Behind closed doors, but with Ms Jones in attendance, he was subjected under oath to the almost six-hour ordeal of answering questions about his sex life from his accuser's lawyers. The extraordinary deposition hearing marked the first time that an American president had testified as a defendant in a legal proceeding.

While Mr Clinton's motorcade disappeared straight into the underground garage of his lawyer's office building, Ms Jones seemed to be having the time of her life. Smiling broadly for the cameras upon her arrival, she exuded the confidence of a woman who, at 31, knows she is looking better than she ever has done.

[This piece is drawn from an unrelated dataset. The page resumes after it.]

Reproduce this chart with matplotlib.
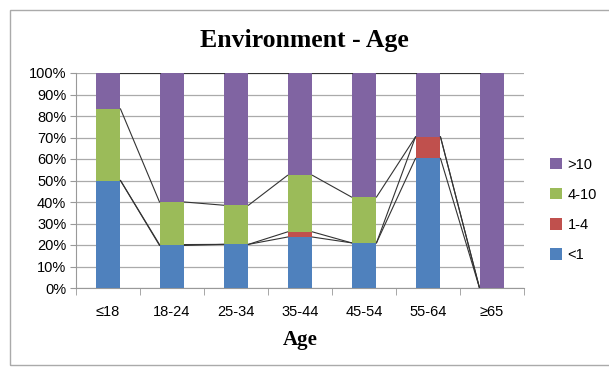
import matplotlib
matplotlib.use("Agg")
import matplotlib.pyplot as plt
import numpy as np
from matplotlib.patches import Rectangle

categories = ["≤18", "18-24", "25-34", "35-44", "45-54", "55-64", "≥65"]
lt1 = [50.0, 19.8, 20.3, 23.7, 21.0, 60.3, 0.0]
v1_4 = [0.0, 0.4, 0.0, 2.4, 0.0, 10.0, 0.0]
v4_10 = [33.3, 19.8, 18.2, 26.3, 21.3, 0.0, 0.0]
gt10 = [16.7, 60.0, 61.5, 47.6, 57.7, 29.7, 100.0]
series_names = ["<1", "1-4", "4-10", ">10"]
colors = ["#4F81BD", "#C0504D", "#9BBB59", "#8064A2"]

fig = plt.figure(figsize=(6.09, 3.67), dpi=100)
fig.patches.append(Rectangle((10/609, 2/367), 610/609, 355/367, transform=fig.transFigure,
                             fill=False, edgecolor="#AAAAAA", linewidth=1.0))
ax = fig.add_axes([76/609, 1-288/367, 448/609, 215/367])

data = [lt1, v1_4, v4_10, gt10]
x = np.arange(len(categories))
w = 0.39
bottom = np.zeros(len(categories))
cum = []
for vals, c, name in zip(data, colors, series_names):
    vals = np.array(vals)
    ax.bar(x, vals, w, bottom=bottom, color=c, label=name, zorder=3)
    bottom = bottom + vals
    cum.append(bottom.copy())

for top in cum:
    for j in range(len(categories) - 1):
        ax.plot([x[j] + w/2, x[j+1] - w/2], [top[j], top[j+1]], color="#333333",
                linewidth=0.8, zorder=4)

ax.set_xlim(-0.5, len(categories) - 0.5)
ax.set_ylim(0, 100)
ax.set_yticks(np.arange(0, 101, 10))
ax.set_yticklabels([f"{v}%" for v in range(0, 101, 10)], fontsize=10.5, family="Liberation Sans")
ax.set_xticks(x)
ax.set_xticklabels(categories, fontsize=10.5, family="DejaVu Sans")
ax.set_xticks(np.arange(-0.5, len(categories), 1), minor=True)
ax.tick_params(axis="x", which="major", length=0, pad=12)
ax.tick_params(axis="x", which="minor", length=5, color="#999999", direction="out")
ax.tick_params(axis="y", length=4, color="#999999", pad=3)
ax.grid(axis="y", color="#AAAAAA", linewidth=0.9, zorder=0)
for s in ["top", "right"]:
    ax.spines[s].set_visible(False)
ax.spines["left"].set_color("#999999")
ax.spines["bottom"].set_color("#999999")
for t in ax.get_xticklabels():
    t.set_fontfamily(["Liberation Sans", "DejaVu Sans"])

ax.set_xlabel("Age", fontsize=15, fontweight="bold", family="Liberation Serif", labelpad=8)
fig.text(0.5, 1-41/367, "Environment - Age", ha="center", va="center", fontsize=18.5,
         fontweight="bold", family="Liberation Serif")

handles, labels = ax.get_legend_handles_labels()
leg = fig.legend(handles[::-1], labels[::-1], loc="center left", bbox_to_anchor=(537/609, 1-210/367),
                 frameon=False, handlelength=0.8, handleheight=0.8,
                 labelspacing=1.1, handletextpad=0.4, prop={"family": "Liberation Sans", "size": 10.5})

fig.savefig("out.png", dpi=100)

Students of style have gasped at her transformation from "big-haired floozy" - one term used to describe her by White House insiders when she filed suit against the President in 1994 - to respectably elegant Washington power-dame.

Aware that her "trailer-trash" looks might count against her in the eyes of a jury, her handlers put her in the charge of hairstylist Daniel DiCriscio, a Los Angeles make-over king who counts Pamela Lee and Playboy cover-girls among his clients.

Interviewed by the Washington Post last week, Mr DiCriscio said he had spent five months overhauling Ms Jones's frizzy mane to achieve today's softer, sleekly-layered effect.

"I removed the perm," Mr DiCriscio said. "It had to be taken out. It just wasn't pretty."

He also advised Ms Jones to change her make-up, replacing the neon colours she once favoured with warm but subtle natural hues that "emphasise the beguiling beauty of her eyes".

All parties to the case are under a gag order from the judge, but aides said Mr Clinton had insisted he could not recall meeting Ms Jones. His testimony was videotaped and may be used as evidence in the sexual-harassment trial, which is expected to go ahead as scheduled on 27 May.

Any possibility of a settlement seemed to disappear last week when Mr Clinton rejected a proposal from Ms Jones to drop the case in exchange for $2m (pounds 1.25m) in damages and a public apology, which she demanded should be made on the White House lawn. She had previously turned down an offer from Mr Clinton of $700,000 and no apology.

The deposition had initially been expected to be heard in the White House, but was moved to the nearby offices of Mr Clinton's lawyer, Robert Bennett, after it emerged that Ms Jones intended to fly out from her home in Los Angeles to witness the President's torment.

The legal pundits who have been saturating the American airwaves in recent days predicted that Ms Jones's lawyers would seek to expand their field of questioning beyond the events that may or may not have taken place in an Arkansas hotel room in 1991, when he was the state governor and she was a low-level secretary employed by the state. The pundits concurred that the President's interrogators would ask him point-blank whether he had ever had a sexual liaison with any Arkansas state employee while governor, or any federal employee during his time as President.

The objective of the lawyers, who have already taken sworn testimony from the President's alleged ex-mistress, Gennifer Flowers, would have been to try to portray Mr Clinton as a goatish serial adulterer who would very plausibly have invited Ms Jones to kiss his erect penis, as she claims in her suit.

It is likely, too, that the lawyers sought to extract some comment from the President for use in court in May as to Ms Jones's claim concerning the so-called "distinguishing characteristics" of his organ. These, she is reported to have said, amount to three; that, erect, it is 5in long, has the circumference of a 25-cent coin and veers off at an unusual angle.

In the light of the keen embarrassment to which even this most thick- skinned of politicians was inevitably subjected, the word from the White House on Friday, that he viewed his ordeal as "a distraction but ... not a burdensome distraction", appears hard to credit. No less an exercise in understatement was the comment from Hillary Clinton's spokeswoman that the First Lady's weekend plans amounted to no more than her usual "personal time".

The feelings experienced by the First Couple's teenage daughter, Chelsea, who was no doubt following events on television at Stanford University, do not bear thinking about.